Before sharing these use cases, it is important to understand how a data governance knowledge graph works. Knowledge graphs are built using ontologies and graph databases. An ontology is a model describing entities in the form of people, places or things, and how they relate to one another. For this use case, we are talking about three different entities.
- The person – The analyst or data scientist working with the data sets.
- The data set – The table or file that is being analyzed.
- The data element – A specific piece of data within a data set.
These entities are related to one another. A person works with a data set. A data element is part of a data set and is related to another data element. This information is stored in a graph database (A.K.A. triple store) so that these relationships can be tracked and queried as part of a data governance application. Still uncertain about what a Knowledge Graph is? Check out my colleague’s blog: What is an Enterprise Knowledge Graph and Why Do I Want One?
Our first example is a large government agency with over 12,000 data sets that are queried and processed by hundreds of different data scientists. The organization had previously built a data dictionary to help their data scientists find the data sets they needed, as well as create a single platform for storing and managing most of their data sets. Even with those tools in place, the data scientists were unable to understand the data they had access to and determine if it was reliable. Further, the data dictionary was too high level and often incomplete. While the data platform allowed for better control of the data, changes to the data were not tracked and there was little collaboration between the data scientists.
To help alleviate frustrations felt by the agency’s data scientists, we are developing a knowledge graph that captures all of the data sets, their data elements, and how they relate to one another (see image below).
To-date, we have created a search application to allow the data scientists to find data sets and traverse between data sets based on the relationships between the data elements. This same solution will also control who can see data sets and how each data set has changed (a data change log). The client now has an application that allows them to traverse a very complicated domain that includes a series of forms and the institutions that they work with. For the first time, they are able to see their data without the limits of the data sets that they used to work with.

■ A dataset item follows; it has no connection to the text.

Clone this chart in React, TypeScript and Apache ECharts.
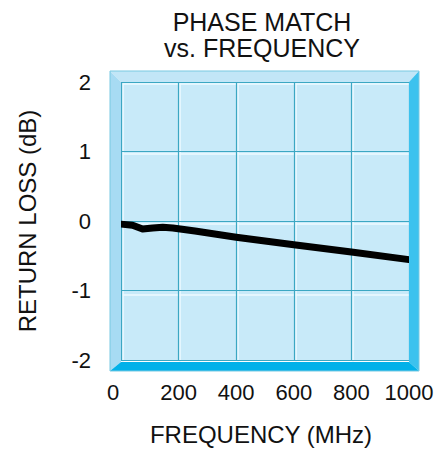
import React, { useEffect, useRef } from "react";
import * as echarts from "echarts";

const freqMHz = [0, 40, 75, 110, 145, 180, 257, 400, 600, 800, 1000];
const returnLossDb = [-0.045, -0.06, -0.115, -0.1, -0.09, -0.1, -0.145, -0.235, -0.343, -0.447, -0.556];
const xRange = [0, 1000];
const xStep = 200;
const yRange = [-2, 2];
const yStep = 1;
const titleLines = ["PHASE MATCH", "vs. FREQUENCY"];
const xName = "FREQUENCY (MHz)";
const yName = "RETURN LOSS (dB)";

const FONT = "'Liberation Sans', Arial, Helvetica, sans-serif";

export default function App() {
  const ref = useRef<HTMLDivElement>(null);
  useEffect(() => {
    if (!ref.current) return;
    const chart = echarts.init(ref.current, undefined, { renderer: "svg" });
    const G = { left: 121, top: 82, width: 288, height: 281 };
    const O = { x0: 110, y0: 71, x1: 419, y1: 371 };
    const I = { x0: 121, y0: 82, x1: 409, y1: 362 };
    const data = freqMHz.map((f, i) => [f, returnLossDb[i]]);
    const axisCommon = {
      axisLine: { show: false },
      axisTick: { show: false },
    };
    chart.setOption({
      animation: false,
      grid: [
        { ...G, show: true, backgroundColor: "#c8eaf9", borderWidth: 0, z: 0 },
        { left: G.left + 1.5, top: G.top + 1.5, width: G.width, height: G.height, show: false },
      ],
      xAxis: [
        {
          type: "value",
          gridIndex: 0,
          min: xRange[0],
          max: xRange[1],
          interval: xStep,
          z: 2,
          ...axisCommon,
          splitLine: { show: true, lineStyle: { color: "#3ba7c3", width: 1.2 } },
          axisLabel: {
            margin: 21,
            fontSize: 22,
            color: "#111",
            fontFamily: FONT,
            formatter: (v: number) => (v === 0 ? "{z|0}" : String(v)),
            rich: { z: { fontSize: 22, color: "#111", fontFamily: FONT, padding: [0, 16, 0, 0] } },
          },
          name: xName,
          nameLocation: "middle",
          nameGap: 62,
          nameTextStyle: { fontSize: 24, color: "#111", fontFamily: FONT, padding: [0, 8, 0, 0] },
        },
        {
          type: "value",
          gridIndex: 1,
          min: xRange[0],
          max: xRange[1],
          interval: xStep,
          z: 1,
          ...axisCommon,
          axisLabel: { show: false },
          splitLine: { show: true, lineStyle: { color: "#eefaff", width: 1.5 } },
        },
      ],
      yAxis: [
        {
          type: "value",
          gridIndex: 0,
          min: yRange[0],
          max: yRange[1],
          interval: yStep,
          z: 2,
          ...axisCommon,
          splitLine: { show: true, lineStyle: { color: "#3ba7c3", width: 1.2 } },
          axisLabel: {
            margin: 30,
            fontSize: 22,
            color: "#111",
            fontFamily: FONT,
            padding: [12, 0, 0, 0],
          },
          name: yName,
          nameLocation: "middle",
          nameGap: 82,
          nameTextStyle: { fontSize: 24, color: "#111", fontFamily: FONT },
        },
        {
          type: "value",
          gridIndex: 1,
          min: yRange[0],
          max: yRange[1],
          interval: yStep,
          z: 1,
          ...axisCommon,
          axisLabel: { show: false },
          splitLine: { show: true, lineStyle: { color: "#eefaff", width: 1.5 } },
        },
      ],
      series: [
        {
          type: "line",
          xAxisIndex: 0,
          yAxisIndex: 0,
          data,
          showSymbol: false,
          symbol: "none",
          z: 3,
          lineStyle: { color: "#000", width: 7, cap: "round", join: "round" },
        },
      ],
      graphic: [
        {
          type: "polygon",
          z: 10,
          shape: { points: [[O.x0, O.y0], [O.x1, O.y0], [I.x1, I.y0], [I.x0, I.y0]] },
          style: { fill: "#c2e6f7" },
        },
        {
          type: "polygon",
          z: 10,
          shape: { points: [[O.x0, O.y0], [I.x0, I.y0], [I.x0, I.y1], [O.x0, O.y1]] },
          style: { fill: "#a7dbf3" },
        },
        {
          type: "polygon",
          z: 10,
          shape: { points: [[O.x1, O.y0], [O.x1, O.y1], [I.x1, I.y1], [I.x1, I.y0]] },
          style: { fill: "#3cc2ee" },
        },
        {
          type: "polygon",
          z: 10,
          shape: { points: [[O.x0, O.y1], [I.x0, I.y1], [I.x1, I.y1], [O.x1, O.y1]] },
          style: { fill: "#02b1e9" },
        },
        {
          type: "rect",
          z: 11,
          shape: { x: O.x0, y: O.y0, width: O.x1 - O.x0, height: O.y1 - O.y0 },
          style: { fill: "none", stroke: "#79c9e2", lineWidth: 1 },
        },
        {
          type: "text",
          z: 12,
          style: {
            text: titleLines.join("\n"),
            x: 262,
            y: 9,
            align: "center",
            verticalAlign: "top",
            fontSize: 25,
            lineHeight: 26,
            fontFamily: FONT,
            fill: "#111",
          },
        },
      ],
    });
    return () => chart.dispose();
  }, []);
  return (
    <div
      ref={ref}
      style={{ position: "fixed", left: 0, top: 0, width: 446, height: 451, background: "#fff" }}
    />
  );
}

Our second customer was looking to simplify the way that they query their Business Intelligence (BI) systems. They wanted to create a natural language query capability that would allow their users to ask simple questions (through search queries or a chatbot) and have the system respond with charts and graphs that answer the questions. This governance use case is less about control and more about simplification of a very complex data model. The current data lake is built on SAP Hana. Simple questions required multi-table joins where the SQL is no less than 8-10 lines long. Business users were unable to get answers to simple questions without having to request the help of a very senior IT person to develop queries and reports.
Our consultants took the existing tables and queries and developed an ontology that aligned with the business questions. Ontologies define people, places, and things, and how they are related to one another, so they are better aligned with the way that people ask questions about their data. We then mapped the relational tables (and their associated queries) to the ontology. This mapping is called a virtual graph and is supported in a number of graph database tools.
Once the knowledge graph is complete, we plan to provide a simple search interface and a chatbot so that business users can ask critical questions and get back answers in the form of charts, graphs, and reports. This new approach will simplify the data model and give the business access the information they need to make decisions.
Knowledge graphs are most often thought of as tools that work with search and unstructured content. We are finding that they are excellent tools for controlling data and empowering people in complex data environments as well.